The weakness in the pound has pushed FTSE 100 to its highest level in over two weeks, and made it the best performer in Europe. 

Sterling started the session a negative note and the slowdown in the UK growth rate made matters worse. In the second-quarter economy the economy grew by 1.5%, while economists were anticipating a reading of 1.7%, and that compared with the previous reading of 2%. 

ITV is the biggest gainer on the FTSE 100 after Barclays changed its rating on the stock to overweight from equal weight, and the price target was increased to 200p from 190p. ITV shares are up 3.2% to 173p.

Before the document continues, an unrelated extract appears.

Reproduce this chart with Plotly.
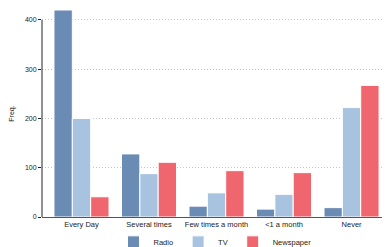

Carillion shares down 11% after the company issued its first-half figures. The troubled construction company had a mixed report. There were additional write-downs, but it is also selling-off non-core assets to raise funds. It managed to secure £140 million committed facility with a few banks, and this will give the company some much needed breathing space. Today’s downward move in the share price comes after two major rallies, so a pullback isn’t a surprise. The company could have up to £16 billion worth of work in the pipeline, it just needs to bridge the funding gap in the meantime.

The EUR/USD is largely unchanged today even though German unemployment dropped to a record-low. The unemployment rate ticked down to 5.6% from 5.7%. Eurozone CPI remained steady at 1.5%, missing the consensus of 1.6%. The euro will be in focus over the weekend when Catalonia holds their referendum on independence.

The GBP/USD was losing ground overnight and the update from Mark Carney, the Governor of the Bank of England, put a bit of extra pressure on the currency. Mr Carney stated that productivity slipped due to uncertainty over Brexit, and he also expressed concerns for the level of UK household debt. 

We are expecting the Dow Jones to open 15 points lower at 22,366, and we are calling the S&P 500 down 1 point at 2509.

At 1.30pm, the US will announce the private consumption expenditure (PCE) index and the consensus is for a reading of 1.5% on an annual basis, and that compares with the July reading of 1.4%. The US will also report personal income and spending, and traders are expecting a reading of 0.2% and 0.1% respectively.